The appointed jury foreman’s job is to get the desired result–feed whatever derogatory information about the accused to the jury members that couldn’t be spoken in the courtroom– charges in another State–Aldulterous behavior of the accused etc etc. I was called before the court and accused by the Judge of being biased–Does this mean that not only the Jury foreman was a crook– so was the JUDGE– He sure as hell wasn’t showing any interest in a just result ! I was encouraged to get the hell out– like a gutless swine– I just wanted to escape from the mongrels–as I type this I feel sick ! I ran away –will I be punished at the pearly gates ?
The English Adversarial System is the plaything of Lawyers & Judges, too many of whom are scavenging pecuniary sociopathic sycophants to “The Separation Of Powers” that enables Leaders & Politicians to “Caeser-like” wash their hands of all empathy, sympathy and philanthropy toward their fellow citizens. Politicians Hyena-like even abandon their own kind and their friends in attempt to save themselves. and their wealth gained at public expense e.g. Morrison & Houston et al…..

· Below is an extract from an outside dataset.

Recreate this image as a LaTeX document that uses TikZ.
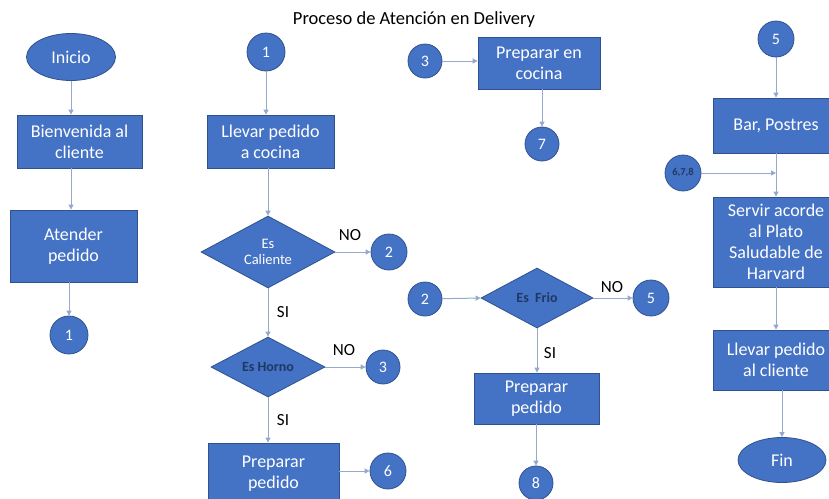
\documentclass[tikz,border=0pt]{standalone}
\usepackage{fontspec}
\setmainfont{Carlito}
\usetikzlibrary{shapes.geometric,arrows.meta}
\definecolor{boxfill}{HTML}{4472C4}
\definecolor{boxline}{HTML}{2F528F}
\definecolor{conn}{HTML}{94A9CC}
\definecolor{navy}{HTML}{1F3864}
\tikzset{
  base/.style={fill=boxfill,draw=boxline,line width=0.8pt,text=white,align=center,inner sep=0pt,font=\fontsize{18}{21}\selectfont},
  procbox/.style={base,rectangle,minimum width=#1},
  term/.style={base,ellipse,minimum width=89pt,minimum height=47pt},
  conncirc/.style={base,circle,minimum size=#1,font=\fontsize{16}{18}\selectfont},
  decision/.style={base,diamond,font=\fontsize{14.5}{16}\selectfont},
  flow/.style={draw=conn,line width=1pt,-{Triangle[length=5pt,width=5pt]}},
  lbl/.style={font=\fontsize{17}{19}\selectfont,text=black,inner sep=0pt}
}
\begin{document}
\begin{tikzpicture}[x=1pt,y=-1pt]
\useasboundingbox (0,0) rectangle (829,498);
\node[font=\fontsize{18.5}{21}\selectfont,text=black] (title) at (414,20) {Proceso de Atención en Delivery};
% column 1
\node[term] (inicio) at (71,57) {Inicio};
\node[procbox=125pt,minimum height=53pt] (bien) at (79.5,141.5) {Bienvenida al\\cliente};
\node[procbox=127pt,minimum height=72pt] (atender) at (73.5,246) {Atender\\pedido};
\node[conncirc=38pt] (c1a) at (69,335) {1};
\draw[flow] (inicio) -- (inicio |- bien.north);
\draw[flow] (bien.south -| inicio) -- (inicio |- atender.north);
\draw[flow] (atender.south -| c1a) -- (c1a);
% column 2
\node[conncirc=38pt] (c1b) at (266,52) {1};
\node[procbox=127pt,minimum height=53pt] (llevar) at (270.5,141.5) {Llevar pedido\\a cocina};
\node[decision,minimum width=134pt,minimum height=72pt,aspect=1.86] (dcal) at (268,252) {Es\\Caliente};
\node[conncirc=36pt] (c2a) at (389,252) {2};
\node[decision,minimum width=114pt,minimum height=60pt,aspect=1.9,text=navy,font=\bfseries\fontsize{14}{16}\selectfont] (dhor) at (268,367) {Es Horno};
\node[conncirc=34pt] (c3a) at (383,367) {3};
\node[procbox=131pt,minimum height=62pt] (prep1) at (273.5,474) {Preparar\\pedido};
\node[conncirc=36pt] (c6) at (388,471) {6};
\draw[flow] (c1b) -- (c1b |- llevar.north);
\draw[flow] (llevar.south -| dcal) -- (dcal.north);
\draw[flow] (dcal.east) -- (c2a);
\node[lbl] (no1) at (350,235) {NO};
\draw[flow] (dcal.south) -- (dhor.north);
\node[lbl] (si1) at (283,312) {SI};
\draw[flow] (dhor.east) -- (c3a);
\node[lbl] (no2) at (344,350) {NO};
\draw[flow] (dhor.south) -- (dhor |- prep1.north);
\node[lbl] (si2) at (283,420) {SI};
\draw[flow] (prep1.east |- c6) -- (c6);
% column 3
\node[conncirc=34pt] (c3b) at (425,61) {3};
\node[procbox=122pt,minimum height=52pt] (prepcoc) at (539,63) {Preparar en\\cocina};
\node[conncirc=34pt] (c7) at (542,144) {7};
\draw[flow] (c3b) -- (prepcoc.west |- c3b);
\draw[flow] (prepcoc.south -| c7) -- (c7);
\node[conncirc=34pt] (c2b) at (425,299) {2};
\node[decision,minimum width=112pt,minimum height=60pt,aspect=1.87,text=navy,font=\bfseries\fontsize{14}{16}\selectfont] (dfrio) at (537,298) {Es\ \ Frio};
\node[conncirc=36pt] (c5a) at (651,298) {5};
\node[procbox=125pt,minimum height=51pt] (prep2) at (536.5,398.5) {Preparar\\pedido};
\node[conncirc=34pt] (c8) at (536,483) {8};
\draw[flow] (c2b) -- (dfrio.west);
\draw[flow] (dfrio.east) -- (c5a);
\node[lbl] (no3) at (612,287) {NO};
\draw[flow] (dfrio.south) -- (dfrio |- prep2.north);
\node[lbl] (si3) at (550,353) {SI};
\draw[flow] (prep2.south -| c8) -- (c8);
% column 4
\node[conncirc=36pt] (c5b) at (776,39) {5};
\node[procbox=126pt,minimum height=55pt] (bar) at (776,125.5) {Bar, Postres};
\node[conncirc=36pt,text=navy,font=\bfseries\fontsize{10.5}{12}\selectfont] (c678) at (683,173) {6,7,8};
\node[procbox=126pt,minimum height=90pt] (servir) at (776,242) {Servir acorde\\al Plato\\Saludable de\\Harvard};
\node[procbox=126pt,minimum height=60pt] (llevar2) at (776,360) {Llevar pedido\\al cliente};
\node[term,minimum width=88pt,minimum height=45pt] (fin) at (782,460) {Fin};
\coordinate (join) at (bar.south |- c678);
\draw[flow] (c5b) -- (c5b |- bar.north);
\draw[flow] (bar.south) -- (servir.north);
\draw[flow] (c678) -- (join);
\draw[flow] (servir.south) -- (llevar2.north);
\draw[flow] (llevar2.south -| fin) -- (fin.north);
\end{tikzpicture}
\end{document}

Wasn’t It Pontifucating Pilot- not Caesar what washed his hands when he realised that Brian would get no JUSTICE in the hands of his fellows. Just like a gutless appeals court judge claiming–” a jury found Brian guilty–i can’t bring myself to overturn a jury decision ” even if the police plant evidence– the Forensics are vomit– whose vomit– who cares– the jury found the poor sod guilty– that’s IT–MY Mercedes is ready– that pesky Corolla got in the way–i’m paid $300,000. More than the average mug–who knows–i wash my hands ! Say no more .
I would prefer that the Jury system is abolished and Trial by three Judges is used instead.
I can assure all who read the Wrongful Convictions Report that I am not reacting emotionally, I have given this potential change a lot of thought.
My opinion was changed by the debacle of the Sue Neill-Fraser case.